Single by Fabri Fibra

from the album Fenomeno
- Released: 22 September 2017
- Recorded: 2017
- Length: 4:24
- Label: Universal
- Songwriters: Fabrizio Tarducci; Massimiliano Dagani; Mario Marco Gianclaudio Fracchiolla;
- Producer: Big Fish

Fabri Fibra singles chronology
| "Luna" (2017) | "Stavo pensando a te" (2017) | "Lario RMX" (2018) |

Music video
- "Stavo pensando a te" on YouTube

= Stavo pensando a te =

"Stavo pensando a te" is a song by Italian rapper Fabri Fibra released on 22 September 2017 as the third single from his ninth studio album Fenomeno.

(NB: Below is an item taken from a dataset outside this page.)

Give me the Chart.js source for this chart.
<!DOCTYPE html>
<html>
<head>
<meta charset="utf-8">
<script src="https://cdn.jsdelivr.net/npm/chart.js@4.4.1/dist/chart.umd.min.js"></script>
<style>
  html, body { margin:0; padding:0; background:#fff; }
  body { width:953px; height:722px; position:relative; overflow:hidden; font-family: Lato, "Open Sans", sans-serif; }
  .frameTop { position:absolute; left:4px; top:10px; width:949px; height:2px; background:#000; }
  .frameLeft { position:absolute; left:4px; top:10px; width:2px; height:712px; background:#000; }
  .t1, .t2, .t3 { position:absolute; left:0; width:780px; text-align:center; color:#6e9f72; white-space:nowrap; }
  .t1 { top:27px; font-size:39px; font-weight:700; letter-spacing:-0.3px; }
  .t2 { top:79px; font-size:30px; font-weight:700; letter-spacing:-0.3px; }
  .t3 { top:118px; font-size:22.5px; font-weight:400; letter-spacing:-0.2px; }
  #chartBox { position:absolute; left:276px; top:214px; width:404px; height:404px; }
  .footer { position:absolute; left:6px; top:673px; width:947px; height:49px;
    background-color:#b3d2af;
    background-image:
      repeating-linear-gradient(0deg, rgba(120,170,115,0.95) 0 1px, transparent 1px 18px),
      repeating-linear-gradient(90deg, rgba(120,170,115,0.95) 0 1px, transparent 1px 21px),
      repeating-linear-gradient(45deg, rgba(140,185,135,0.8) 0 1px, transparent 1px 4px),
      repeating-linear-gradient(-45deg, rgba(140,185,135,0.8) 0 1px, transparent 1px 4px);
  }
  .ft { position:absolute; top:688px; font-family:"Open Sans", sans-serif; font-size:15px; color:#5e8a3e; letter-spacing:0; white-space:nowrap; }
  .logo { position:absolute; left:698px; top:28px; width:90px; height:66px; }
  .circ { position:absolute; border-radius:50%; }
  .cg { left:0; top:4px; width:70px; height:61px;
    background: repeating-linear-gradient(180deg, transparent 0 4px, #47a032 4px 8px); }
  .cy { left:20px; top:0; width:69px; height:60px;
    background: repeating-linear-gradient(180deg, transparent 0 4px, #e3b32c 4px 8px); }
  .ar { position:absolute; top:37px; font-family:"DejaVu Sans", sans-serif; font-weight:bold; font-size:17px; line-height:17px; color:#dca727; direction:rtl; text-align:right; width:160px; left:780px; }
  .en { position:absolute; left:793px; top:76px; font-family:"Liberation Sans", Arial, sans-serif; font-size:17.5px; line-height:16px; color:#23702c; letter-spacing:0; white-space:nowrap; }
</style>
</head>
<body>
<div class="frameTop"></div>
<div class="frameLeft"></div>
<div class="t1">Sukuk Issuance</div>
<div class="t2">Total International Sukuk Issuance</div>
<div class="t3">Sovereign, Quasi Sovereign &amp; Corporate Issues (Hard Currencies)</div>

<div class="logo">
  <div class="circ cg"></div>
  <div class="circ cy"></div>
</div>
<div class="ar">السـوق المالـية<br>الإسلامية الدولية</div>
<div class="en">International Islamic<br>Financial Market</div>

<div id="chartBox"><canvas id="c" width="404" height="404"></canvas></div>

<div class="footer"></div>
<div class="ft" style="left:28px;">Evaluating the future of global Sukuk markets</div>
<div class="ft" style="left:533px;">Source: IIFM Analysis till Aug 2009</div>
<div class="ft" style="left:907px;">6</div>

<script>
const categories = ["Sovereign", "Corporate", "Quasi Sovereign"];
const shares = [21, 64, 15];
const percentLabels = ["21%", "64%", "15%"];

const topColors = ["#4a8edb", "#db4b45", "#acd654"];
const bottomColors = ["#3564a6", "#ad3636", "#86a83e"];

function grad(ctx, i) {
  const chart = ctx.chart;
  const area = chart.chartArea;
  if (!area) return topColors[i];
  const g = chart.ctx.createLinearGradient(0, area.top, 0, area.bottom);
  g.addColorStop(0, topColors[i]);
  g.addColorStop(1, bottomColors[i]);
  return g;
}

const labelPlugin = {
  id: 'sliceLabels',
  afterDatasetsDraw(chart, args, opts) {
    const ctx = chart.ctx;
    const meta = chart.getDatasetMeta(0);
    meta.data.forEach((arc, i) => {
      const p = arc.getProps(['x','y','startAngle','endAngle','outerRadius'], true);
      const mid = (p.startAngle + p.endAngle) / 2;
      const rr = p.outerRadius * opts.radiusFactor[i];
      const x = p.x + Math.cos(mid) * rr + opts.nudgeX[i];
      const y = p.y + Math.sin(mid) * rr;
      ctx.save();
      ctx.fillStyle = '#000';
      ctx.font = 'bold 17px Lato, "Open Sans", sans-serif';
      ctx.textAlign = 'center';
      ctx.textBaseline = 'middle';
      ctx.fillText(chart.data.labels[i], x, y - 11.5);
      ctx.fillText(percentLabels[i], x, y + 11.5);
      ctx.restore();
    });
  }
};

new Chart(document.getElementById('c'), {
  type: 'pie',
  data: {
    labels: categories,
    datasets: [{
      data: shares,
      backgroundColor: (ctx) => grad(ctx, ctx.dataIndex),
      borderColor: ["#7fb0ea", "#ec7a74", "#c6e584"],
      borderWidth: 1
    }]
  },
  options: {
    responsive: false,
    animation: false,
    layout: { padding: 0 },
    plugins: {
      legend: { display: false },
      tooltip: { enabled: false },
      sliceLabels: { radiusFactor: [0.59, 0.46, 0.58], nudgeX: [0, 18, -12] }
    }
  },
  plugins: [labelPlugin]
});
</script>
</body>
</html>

A version of the song featuring singer Tiziano Ferro was released on 18 December 2017.

==Music video==
The music video for "Stavo pensando a te" was released on YouTube on the same day. It was directed by Andrea Giacomini and shot in Los Angeles, US.

==Charts==

| Chart (2018) | Peak position |
|---|---|
| Italy (FIMI) | 7 |
| Italy Airplay (EarOne) | 3 |

==Certifications==

| Region | Certification | Certified units/sales |
| Italy (FIMI) | 3× Platinum | 150,000^{‡} |
^{‡} Sales+streaming figures based on certification alone.